It is certainly different from mine, as there was no separate battery so the power had to come from physical energy put into the unit. Luckly, it did not take much energy. :-)

Enjoy, DoN.

Reply to
DoN. Nichols

Nope - they quit that in the 70's.

We don't have to worry about a swarm of Russkie Bombers coming over the Polar Route "DEW Line" using commercial AM Radio stations for Radio Direction Finding to home in on our big cities and deliver us a "Nookular Present" - they have GPS now, and even dead reckoning can be done much better.

Synopsis: The whole idea behind "CONtrol of ELectronic RADiation" was that ALL broadcast TV and radio stations, aircraft beacons, Ham, Public Service and Business two-way radio would shut down. Total Radio Silence, all bands. No fixed point signals to home in on.

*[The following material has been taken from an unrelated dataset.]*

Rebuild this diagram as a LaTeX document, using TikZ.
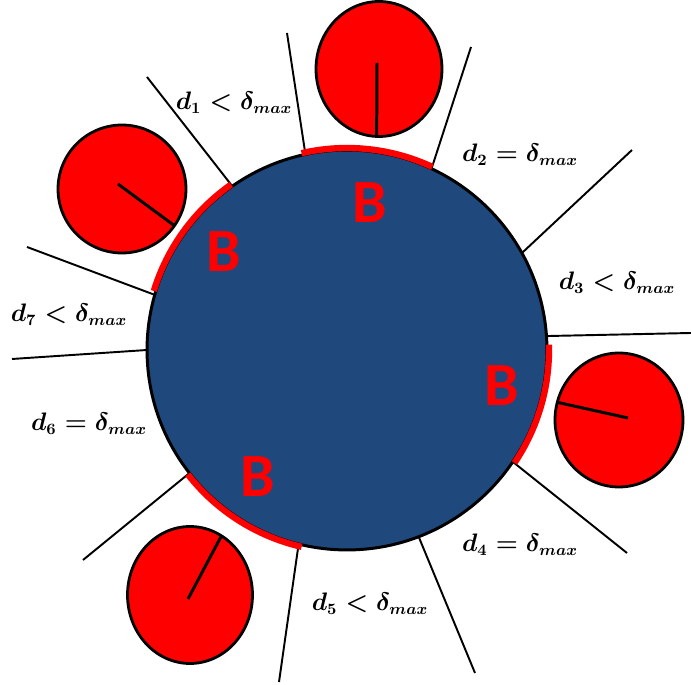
\documentclass[tikz,border=0pt]{standalone}
\usepackage{fontspec}
\newfontfamily\labelfont{Carlito}
\usepackage{tikz}
\usetikzlibrary{shapes.geometric, calc}
\usepackage{xcolor}
\definecolor{coreblue}{RGB}{31,73,125}

\begin{document}
\begin{tikzpicture}[
  x=0.02cm, y=0.02cm,
  core/.style={draw, circle, line width=1.7pt, fill=coreblue,
               minimum size=8cm, inner sep=0pt, outer sep=0pt},
  disc/.style={draw, ellipse, line width=1.6pt, fill=red,
               inner sep=0pt, outer sep=0pt},
  ray/.style={line width=1.1pt},
  spoke/.style={line width=1.7pt},
  barrier/.style={red, line width=3.6pt},
  dist/.style={font=\fontsize{13.5}{16}\selectfont\boldmath, inner sep=0pt},
  bmark/.style={font=\labelfont\bfseries\fontsize{35}{40}\selectfont,
                text=red, inner sep=0pt}
]
\useasboundingbox (0,0) rectangle (691,-685);

%% Central body
\node[core] (core) at (347,-350) {};

%% Outer ends of the rays
\coordinate (o1)  at (147,-77);
\coordinate (o2)  at (287,-33);
\coordinate (o3)  at (471,-47);
\coordinate (o4)  at (632,-150);
\coordinate (o5)  at (691,-333);
\coordinate (o6)  at (627,-553);
\coordinate (o7)  at (475,-673);
\coordinate (o8)  at (279,-682);
\coordinate (o9)  at (83,-560);
\coordinate (o10) at (12,-359);
\coordinate (o11) at (27,-247);

%% Rays
\draw[ray] (core.125.4) -- (o1);
\draw[ray] (core.102.7) -- (o2);
\draw[ray] (core.65)    -- (o3);
\draw[ray] (core.29.2)  -- (o4);
\draw[ray] (core.4)     -- (o5);
\draw[ray] (core.-34.4) -- (o6);
\draw[ray] (core.-69.7) -- (o7);
\draw[ray] (core.256.9) -- (o8);
\draw[ray] (core.218)   -- (o9);
\draw[ray] (core.180.9) -- (o10);
\draw[ray] (core.164.4) -- (o11);

%% Boundary segments
\draw[barrier] ($(core.center)+(65:202)$)  arc[start angle=65,  end angle=103, radius=202];
\draw[barrier] ($(core.center)+(125:202)$) arc[start angle=125, end angle=163, radius=202];
\draw[barrier] ($(core.center)+(-34:202)$) arc[start angle=-34, end angle=1.5, radius=202];
\draw[barrier] ($(core.center)+(218:202)$) arc[start angle=218, end angle=257, radius=202];

%% Small discs
\node[disc, minimum width=2.56cm, minimum height=2.56cm] (n1) at (122,-189) {};
\node[disc, minimum width=2.52cm, minimum height=2.7cm]  (n2) at (379,-69)  {};
\node[disc, minimum width=2.56cm, minimum height=2.68cm] (n3) at (619,-420) {};
\node[disc, minimum width=2.5cm,  minimum height=2.74cm] (n4) at (190,-595) {};

\draw[spoke] ($(n1.center)+(-4,5)$) -- (n1.-35);
\draw[spoke] ($(n2.center)+(-2,6)$) -- (n2.-92);
\draw[spoke] ($(n3.center)+(9,2)$)  -- (n3.164);
\draw[spoke] ($(n4.center)+(-2,-4)$) -- (n4.62);

%% Labels
\node[dist] (d1) at (234,-103) {$d_1 < \delta_{max}$};
\node[dist] (d2) at (520,-155) {$d_2 = \delta_{max}$};
\node[dist] (d3) at (617,-283) {$d_3 < \delta_{max}$};
\node[dist] (d4) at (520,-545) {$d_4 = \delta_{max}$};
\node[dist] (d5) at (370,-604) {$d_5 < \delta_{max}$};
\node[dist] (d6) at (89,-424)  {$d_6 = \delta_{max}$};
\node[dist] (d7) at (69,-315)  {$d_7 < \delta_{max}$};

\node[bmark] (b1) at (370,-203) {B};
\node[bmark] (b2) at (224,-252) {B};
\node[bmark] (b3) at (502,-386) {B};
\node[bmark] (b4) at (258,-477) {B};

\end{tikzpicture}
\end{document}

And many of the larger AM radio stations would have hot TX crystal ovens and pre-tested tower tuning points (the red-painted spots on the loading coils and tuning knobs) for quickly switching over to either

640 or 1240 KHz non-directional.

The only radio you would hear would be the regional Civil Defense emergency instructions as the various stations all swapped off transmitting them round-robin every few minutes, not announcing call signs or locations.

RDF doesn't work worth beans if they can turn off every signal you could use, and the few that remain shift location by 25 miles or more in a random pattern every 3 minutes.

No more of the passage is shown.